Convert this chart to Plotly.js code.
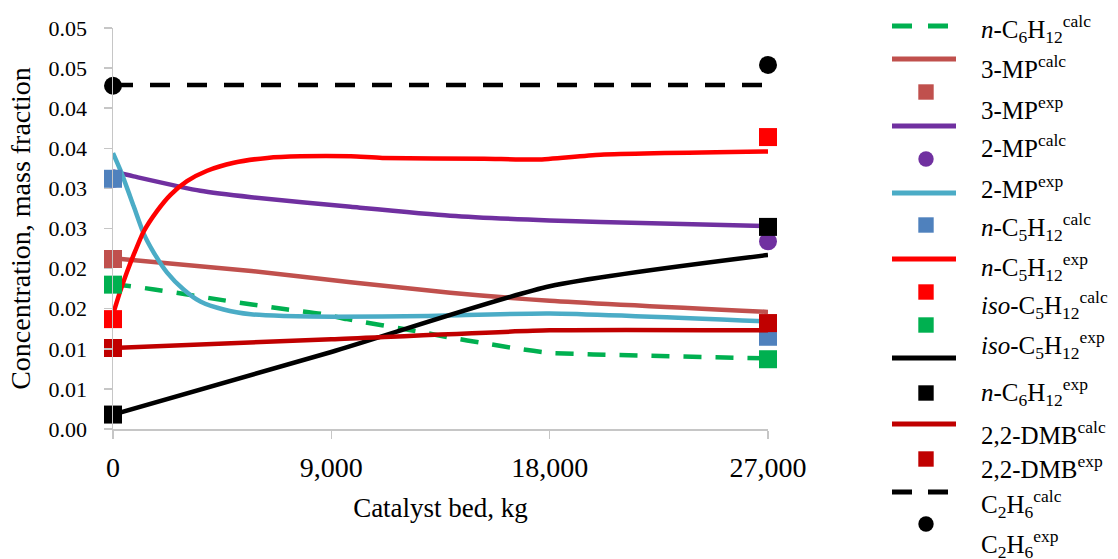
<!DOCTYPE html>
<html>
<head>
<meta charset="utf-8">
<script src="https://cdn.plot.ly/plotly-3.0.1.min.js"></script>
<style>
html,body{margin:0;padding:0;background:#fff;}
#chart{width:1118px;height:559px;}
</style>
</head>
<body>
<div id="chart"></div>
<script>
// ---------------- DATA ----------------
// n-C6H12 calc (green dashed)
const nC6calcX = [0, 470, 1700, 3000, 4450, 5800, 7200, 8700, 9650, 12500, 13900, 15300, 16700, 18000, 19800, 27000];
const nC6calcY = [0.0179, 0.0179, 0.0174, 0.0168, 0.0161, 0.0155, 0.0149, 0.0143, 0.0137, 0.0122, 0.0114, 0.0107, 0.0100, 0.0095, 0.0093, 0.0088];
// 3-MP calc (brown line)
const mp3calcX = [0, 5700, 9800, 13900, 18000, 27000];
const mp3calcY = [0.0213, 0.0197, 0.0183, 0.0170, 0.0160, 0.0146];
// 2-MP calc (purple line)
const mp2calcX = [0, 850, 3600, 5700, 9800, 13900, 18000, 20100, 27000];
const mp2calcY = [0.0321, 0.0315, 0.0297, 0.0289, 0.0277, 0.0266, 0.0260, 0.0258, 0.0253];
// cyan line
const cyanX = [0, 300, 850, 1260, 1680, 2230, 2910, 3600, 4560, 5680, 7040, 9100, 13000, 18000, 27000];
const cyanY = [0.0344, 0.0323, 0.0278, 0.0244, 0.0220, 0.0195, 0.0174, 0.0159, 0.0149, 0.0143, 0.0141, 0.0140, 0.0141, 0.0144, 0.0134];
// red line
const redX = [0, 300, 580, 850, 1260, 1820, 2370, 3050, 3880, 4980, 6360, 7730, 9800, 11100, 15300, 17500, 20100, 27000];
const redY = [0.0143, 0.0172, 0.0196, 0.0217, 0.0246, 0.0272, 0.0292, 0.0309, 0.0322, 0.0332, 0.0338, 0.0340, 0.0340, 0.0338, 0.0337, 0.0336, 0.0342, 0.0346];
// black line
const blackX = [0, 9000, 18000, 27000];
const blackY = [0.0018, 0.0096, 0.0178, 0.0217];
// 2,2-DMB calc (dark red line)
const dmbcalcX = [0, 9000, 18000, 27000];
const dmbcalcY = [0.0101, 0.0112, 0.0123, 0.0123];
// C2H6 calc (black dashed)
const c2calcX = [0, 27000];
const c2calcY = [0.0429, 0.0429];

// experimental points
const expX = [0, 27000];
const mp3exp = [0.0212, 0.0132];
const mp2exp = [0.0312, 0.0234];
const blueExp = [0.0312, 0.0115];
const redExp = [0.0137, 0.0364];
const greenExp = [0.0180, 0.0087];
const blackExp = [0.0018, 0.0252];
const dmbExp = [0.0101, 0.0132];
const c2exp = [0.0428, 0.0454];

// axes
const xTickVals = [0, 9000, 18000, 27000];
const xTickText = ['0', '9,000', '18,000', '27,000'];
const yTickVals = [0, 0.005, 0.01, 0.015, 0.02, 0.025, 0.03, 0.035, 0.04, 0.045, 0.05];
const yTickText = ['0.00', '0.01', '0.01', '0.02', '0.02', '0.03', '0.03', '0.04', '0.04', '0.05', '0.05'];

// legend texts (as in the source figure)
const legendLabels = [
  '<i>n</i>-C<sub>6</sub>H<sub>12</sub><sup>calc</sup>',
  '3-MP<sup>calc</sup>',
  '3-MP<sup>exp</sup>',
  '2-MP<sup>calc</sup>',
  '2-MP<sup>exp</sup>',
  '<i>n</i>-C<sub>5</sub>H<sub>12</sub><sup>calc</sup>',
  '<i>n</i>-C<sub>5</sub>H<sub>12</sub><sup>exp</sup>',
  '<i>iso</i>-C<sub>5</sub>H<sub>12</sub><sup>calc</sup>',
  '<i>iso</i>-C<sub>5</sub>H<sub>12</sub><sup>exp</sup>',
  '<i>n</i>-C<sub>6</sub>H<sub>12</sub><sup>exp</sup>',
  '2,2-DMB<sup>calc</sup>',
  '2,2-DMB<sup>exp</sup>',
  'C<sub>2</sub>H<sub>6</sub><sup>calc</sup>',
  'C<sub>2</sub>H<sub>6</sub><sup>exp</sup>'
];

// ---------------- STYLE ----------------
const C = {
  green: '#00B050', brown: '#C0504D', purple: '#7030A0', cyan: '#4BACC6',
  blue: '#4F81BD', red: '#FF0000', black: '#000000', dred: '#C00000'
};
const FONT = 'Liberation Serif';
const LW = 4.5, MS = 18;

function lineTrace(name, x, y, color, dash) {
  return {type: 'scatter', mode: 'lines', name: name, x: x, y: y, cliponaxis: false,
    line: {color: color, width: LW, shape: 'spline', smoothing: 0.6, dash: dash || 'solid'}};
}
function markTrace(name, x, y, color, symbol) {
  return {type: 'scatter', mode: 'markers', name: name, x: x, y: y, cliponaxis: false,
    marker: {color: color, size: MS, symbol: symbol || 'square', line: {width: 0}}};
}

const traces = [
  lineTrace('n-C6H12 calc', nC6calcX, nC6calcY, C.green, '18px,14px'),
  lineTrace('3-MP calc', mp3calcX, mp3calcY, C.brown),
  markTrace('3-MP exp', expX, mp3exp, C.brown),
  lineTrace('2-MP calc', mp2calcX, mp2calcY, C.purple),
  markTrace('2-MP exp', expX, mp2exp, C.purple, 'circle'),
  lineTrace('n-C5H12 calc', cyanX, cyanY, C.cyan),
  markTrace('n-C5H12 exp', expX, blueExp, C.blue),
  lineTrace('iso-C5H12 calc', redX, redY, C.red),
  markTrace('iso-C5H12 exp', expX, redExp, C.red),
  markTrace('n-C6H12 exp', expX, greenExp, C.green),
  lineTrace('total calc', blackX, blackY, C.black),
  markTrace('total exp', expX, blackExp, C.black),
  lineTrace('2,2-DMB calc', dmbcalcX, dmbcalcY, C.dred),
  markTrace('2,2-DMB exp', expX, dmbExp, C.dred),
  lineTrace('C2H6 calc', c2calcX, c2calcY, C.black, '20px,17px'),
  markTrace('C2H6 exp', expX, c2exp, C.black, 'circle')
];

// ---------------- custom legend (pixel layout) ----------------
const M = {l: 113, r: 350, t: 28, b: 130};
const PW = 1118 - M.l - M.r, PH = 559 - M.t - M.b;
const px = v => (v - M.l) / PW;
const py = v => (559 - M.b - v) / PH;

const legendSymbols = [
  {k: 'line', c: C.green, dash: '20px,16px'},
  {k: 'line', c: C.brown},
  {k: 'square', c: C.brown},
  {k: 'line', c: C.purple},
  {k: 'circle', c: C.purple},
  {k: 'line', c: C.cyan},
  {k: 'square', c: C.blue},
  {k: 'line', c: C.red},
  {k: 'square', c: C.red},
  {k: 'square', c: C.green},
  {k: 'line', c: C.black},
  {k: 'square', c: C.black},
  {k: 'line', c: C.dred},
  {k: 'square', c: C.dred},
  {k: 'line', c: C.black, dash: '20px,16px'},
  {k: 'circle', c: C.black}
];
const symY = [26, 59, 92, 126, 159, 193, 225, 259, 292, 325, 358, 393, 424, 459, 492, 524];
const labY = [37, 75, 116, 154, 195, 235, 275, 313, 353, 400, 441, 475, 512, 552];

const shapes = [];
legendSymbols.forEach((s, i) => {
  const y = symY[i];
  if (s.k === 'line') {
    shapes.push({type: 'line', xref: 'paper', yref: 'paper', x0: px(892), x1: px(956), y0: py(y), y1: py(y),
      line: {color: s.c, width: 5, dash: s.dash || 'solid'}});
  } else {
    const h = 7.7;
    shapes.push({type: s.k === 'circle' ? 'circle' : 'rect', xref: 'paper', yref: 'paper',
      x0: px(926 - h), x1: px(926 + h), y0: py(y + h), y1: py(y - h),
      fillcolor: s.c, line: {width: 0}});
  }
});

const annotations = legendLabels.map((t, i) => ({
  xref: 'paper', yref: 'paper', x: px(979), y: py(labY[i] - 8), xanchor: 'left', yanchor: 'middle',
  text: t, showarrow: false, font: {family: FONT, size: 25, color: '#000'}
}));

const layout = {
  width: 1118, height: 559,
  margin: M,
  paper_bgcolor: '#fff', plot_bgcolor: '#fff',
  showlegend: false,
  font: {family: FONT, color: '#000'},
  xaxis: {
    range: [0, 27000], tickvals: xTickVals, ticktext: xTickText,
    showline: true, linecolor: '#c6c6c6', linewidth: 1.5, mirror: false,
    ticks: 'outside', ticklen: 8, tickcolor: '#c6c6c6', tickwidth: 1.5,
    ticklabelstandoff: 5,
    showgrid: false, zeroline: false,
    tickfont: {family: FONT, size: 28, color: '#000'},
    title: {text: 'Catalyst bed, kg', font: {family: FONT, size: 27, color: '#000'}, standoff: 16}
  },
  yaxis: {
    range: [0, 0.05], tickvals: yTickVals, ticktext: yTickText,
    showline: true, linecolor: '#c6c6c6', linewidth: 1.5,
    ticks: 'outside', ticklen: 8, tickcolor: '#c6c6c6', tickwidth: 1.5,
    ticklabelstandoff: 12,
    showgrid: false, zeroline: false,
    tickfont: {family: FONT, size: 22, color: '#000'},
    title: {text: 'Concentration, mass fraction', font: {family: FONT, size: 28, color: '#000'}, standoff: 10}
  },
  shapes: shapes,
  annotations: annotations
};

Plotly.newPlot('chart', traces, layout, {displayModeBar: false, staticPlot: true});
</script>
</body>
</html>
·····
Stated exercise » Pick out the lines that have the word "chart". Copy them all.

Right answer »
Convert this chart to Plotly.js code.
#chart{width:1118px;height:559px;}
<div id="chart"></div>
Plotly.newPlot('chart', traces, layout, {displayModeBar: false, staticPlot: true});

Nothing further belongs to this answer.